Years ago when I first joined LinkedIn, I was diligent about only accepting requests to connect from people I knew: friends from high school and college, work colleagues and contacts I had interviewed for articles.
But as time passed and pending requests to connect mounted, I got complacent. Hitting the “Accept” button was a lot easier than discerning whether I knew someone or whether I wanted him or her as part of my network.
At that time, increasing my number of contacts was more important than the quality of my contacts—a bragging point akin to Facebook friends and Twitter followers. I wasn’t taking LinkedIn seriously.
But now, according to the site, I have 328 connections. A third of those, at least, I’ve probably never met nor worked with. But is there really any harm in having a broad, diverse network?
Possibly, according to LinkedIn Connection Director Nicole Williams.
“LinkedIn is about relationships that reflect who you are as a professional,” she says. “You have to be discerning about who’s in your Rolodex. You should be able to call any one of them for an opportunity, ask them legitimate career questions, and have some semblance of a relationship with them.”
Martin Lieberman, who tweeted the message above, echoes Williams’ sentiments. “By connecting [on LinkedIn] I essentially open my Rolodex of connections to you. And if we don’t really know each other, then how am I supposed to vouch for you when you contact someone in my network?” he says. “It lessens my credibility and my reputation.”
But—to complicate things a bit—just because you’ve never met nor worked with a connection doesn’t mean you should automatically deny all requests.

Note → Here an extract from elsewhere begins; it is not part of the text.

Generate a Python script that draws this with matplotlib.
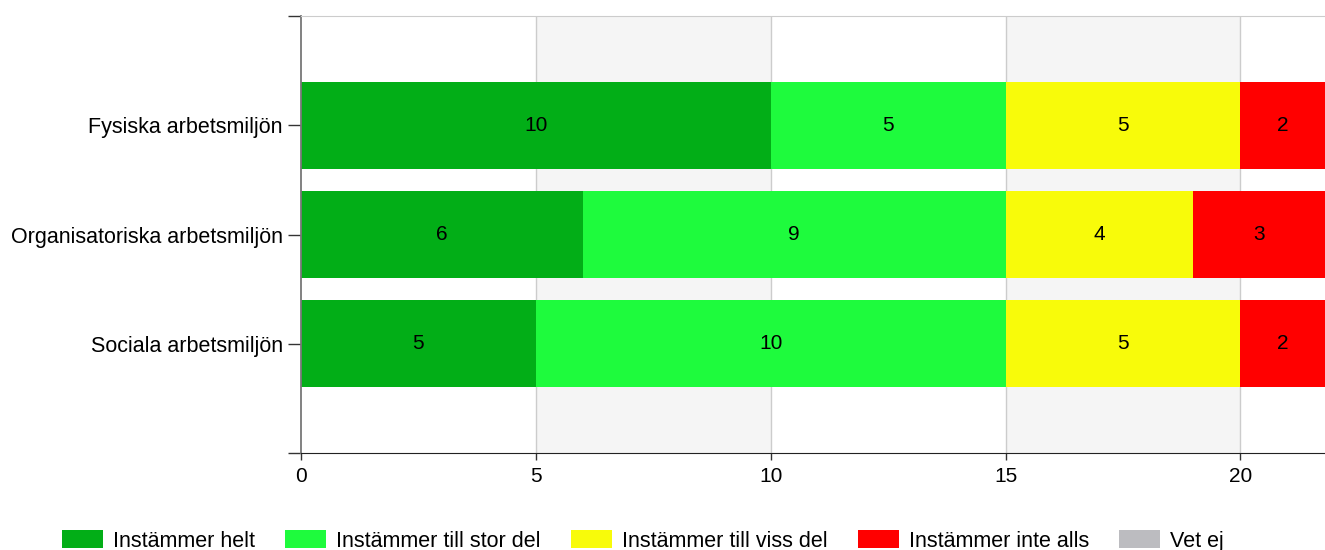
import numpy as np
import matplotlib.pyplot as plt
from matplotlib.patches import Patch

plt.rcParams["font.family"] = ["Liberation Sans", "DejaVu Sans"]

# Survey answers per area
categories = ["Fysiska arbetsmiljön", "Organisatoriska arbetsmiljön", "Sociala arbetsmiljön"]
answers = ["Instämmer helt", "Instämmer till stor del", "Instämmer till viss del",
           "Instämmer inte alls", "Vet ej"]
helt = [10, 6, 5]
stor_del = [5, 9, 10]
viss_del = [5, 4, 5]
inte_alls = [2, 3, 2]
vet_ej = [0, 0, 0]
colors = ["#02ae17", "#1efb3d", "#f8fb0a", "#ff0000", "#bcbcc0"]

series = [helt, stor_del, viss_del, inte_alls, vet_ej]
xmax = 21.8

fig = plt.figure(figsize=(13.25, 5.5), dpi=100)
ax = fig.add_axes([301 / 1325, 97 / 550, 1024 / 1325, 437 / 550])

# alternating background bands and grid
for lo, hi in [(5, 10), (15, 20)]:
    ax.axvspan(lo, hi, color="#f5f5f5", zorder=0, lw=0)
for x in [5, 10, 15, 20]:
    ax.axvline(x, color="#cccccc", lw=1, zorder=0.5)

y = np.arange(len(categories))
left = np.zeros(len(categories))
for vals, col in zip(series, colors):
    vals = np.array(vals, dtype=float)
    ax.barh(y, vals, left=left, height=0.8, color=col, zorder=2)
    for yi, l, v in zip(y, left, vals):
        if v > 0:
            cx = (l + min(l + v, xmax)) / 2
            ax.text(cx, yi, f"{v:g}", ha="center", va="center", fontsize=15, zorder=3)
    left += vals

ax.set_xlim(0, xmax)
ax.set_ylim(3, -1)
ax.set_xticks([0, 5, 10, 15, 20])
ax.set_yticks([-1, 0, 1, 2, 3])
ax.set_yticklabels([""] + categories + [""])
ax.tick_params(axis="y", length=9.5, width=1, color="#333333", labelsize=15.5, pad=3.5)
ax.tick_params(axis="x", length=5, width=1, color="#333333", labelsize=15, pad=5)

ax.spines["right"].set_visible(False)
ax.spines["top"].set_color("#cccccc")
ax.spines["left"].set_color("#777777")
ax.spines["left"].set_linewidth(1.3)
ax.spines["bottom"].set_color("#222222")

handles = [Patch(facecolor=c, edgecolor="none") for c in colors]
fig.legend(handles, answers, loc="center left", bbox_to_anchor=(62 / 1325, 1 - 541 / 550),
           ncol=5, frameon=False, fontsize=15.5, borderpad=0, borderaxespad=0,
           handlelength=1.9, handleheight=0.85, handletextpad=0.47, columnspacing=1.4)

fig.savefig("out.png", dpi=100)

For connections you don’t know personally, Williams says it’s wise to take into account the person’s extended network before clicking the “Ignore” button. “It’s the bird-of-a-feather phenomenon,” she says. “Sometimes I’ll look at someone’s connections to see who they’re connected with, and if they have good connections or we have people in common, they have more value to me.”
And if you’re looking to connect with a person who may not remember you or is someone you’ve never met, Martin recommends adding a message to the invitation suggesting why you should connect or what the connection might be. All very good advice.
I’ve gone through stages of cleaning up my Facebook friends list as my priorities changed: Some classmates from college got the boot while other friends have been moved to a Limited Profile list. That same sort of attention should be placed on your LinkedIn network, too. Review your connections, determine their value and make decisions about who should stay and who should go.